| This sell-out production by the Royal Shakespeare
Company has moved to London,
and what a production it is! Gregory
Doran’s staging of Shakespeare’s tragedy in London’s
intimate new Trafalgar Studios Theatre creates immediacy and impact. Antony Sher is electrifying as his Iago is the
epitome of racial hatred, a hard-bitten, envious, malicious soldier among whose first words are “I hate the Moor.” In contrast, Sello Maake ka Ncube’s Othello
is a dignified, calm general, whose first utterance, to attackers
surrounding him, “Put up your bright swords, for the dew will
rust them,” have not only beauty but a
rhythm that marks him as an alien, a black among whites
in Venice, a quiet voice of confidence in the confusion.
Both actors
being South Africans, they know racial prejudice at first hand,
as Mr. Sher
recounts in his autobiography.
This experience he adds to his characterization of Iago,
mocking Othello with monkey gestures behind his back or over his
prostrate figure. Directly
addressing his soliloquies to the audience, he exposes his evil
plot to arose Othello’s jealousy of Cassio
(awarded the rank Iago wanted) and thus entrap, as in a web, both
men and Othello’s wife, Desdemona.
Mr. Sher also indicates, through delivery and gesture,
Iago’s perverted sexual obsessions: as he goes to massage his
wife’s shoulders, his fingers take on a life of their own and
make as if to strangle her; twice he admits to the audience that
he suspects her of committing adultery with Othello. When he soliloquizes about Desdemona, he tells
us “Now I do love her too,” and this he demonstrates when embracing
as if to console her, or by fondling her stockings in her open
trunk.
As Mr. Mcube’s Othello becomes more and more
distraught under Iago’s insinuations about Desdemona’s supposed
infidelity, he progressively reverts to his African roots, as
did Eugene O’Neill’s Emperor Jones.
In the central scene where Iago first casually
mentions Cassio’s attentiveness to Desdemona and then progresses
to making Othello believe she is unfaithful – “naked in bed” with
“other proofs” – his anger and vow of revenge take the form of
a tribal rite as he stamps, stoops, and twists his body, arms
aloft.
Lisa Dillon is a perfect Desdemona – beautiful,
blonde, fragile, able to defy her father
in the Senate and defend her marriage, but too young and inexperienced
to counter Othello’s accusations, and too devastated to fight
back when he strikes her and calls her a whore. Amanda Harris’s excellent portrayal of Emilia stands in
contrast: wiser, yet driven to drink by husband Iago, whom she
hopes to please by giving him Desdemona’s handkerchief, with tragic
results. In the final scene, Ms. Harris expertly changes
from a cynic to a near-virago, exposing the murder, demanding
justice, and haranguing Iago (who stabs her in the crotch).
The setting in Cyprus
as a colonial outpost, with its high, metal-link gates topped
with barbed wire, and its hard-drinking soldiers suggests a post-World
War II period, with the women in calf-length dresses and hairdos
of that era. Necessary properties are carried on, like the
bed in the last act, requiring the curtains around it to be “flown”

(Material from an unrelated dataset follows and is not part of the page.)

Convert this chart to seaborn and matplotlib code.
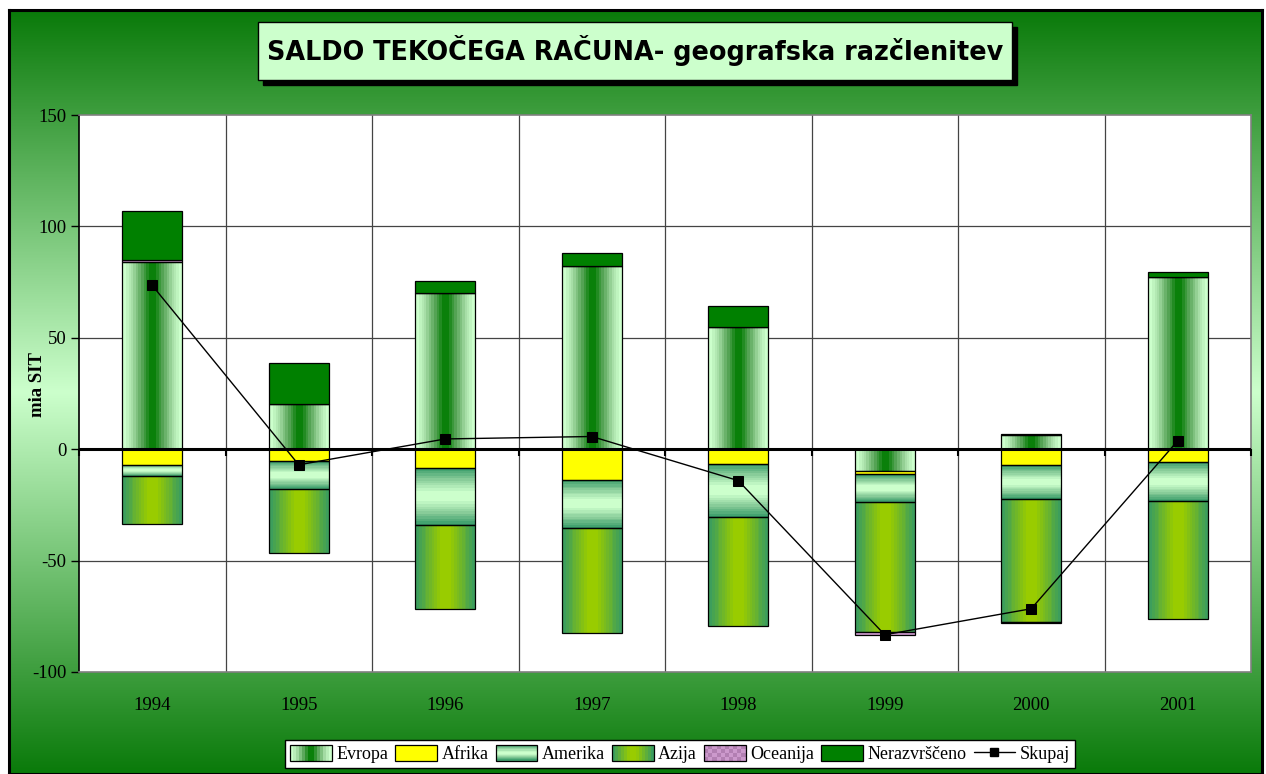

or lowered from above. This
mosquito-net hanging completely surrounds the bed, except for
an exit at the back, hampering action in this important scene.
But as the events move swiftly to the “tragic loading”
of the bed, the tragic impact is fully realized, with unrepentant
Iago kneeling and vowing never to reveal the reason for his behavior
– because he does not know it.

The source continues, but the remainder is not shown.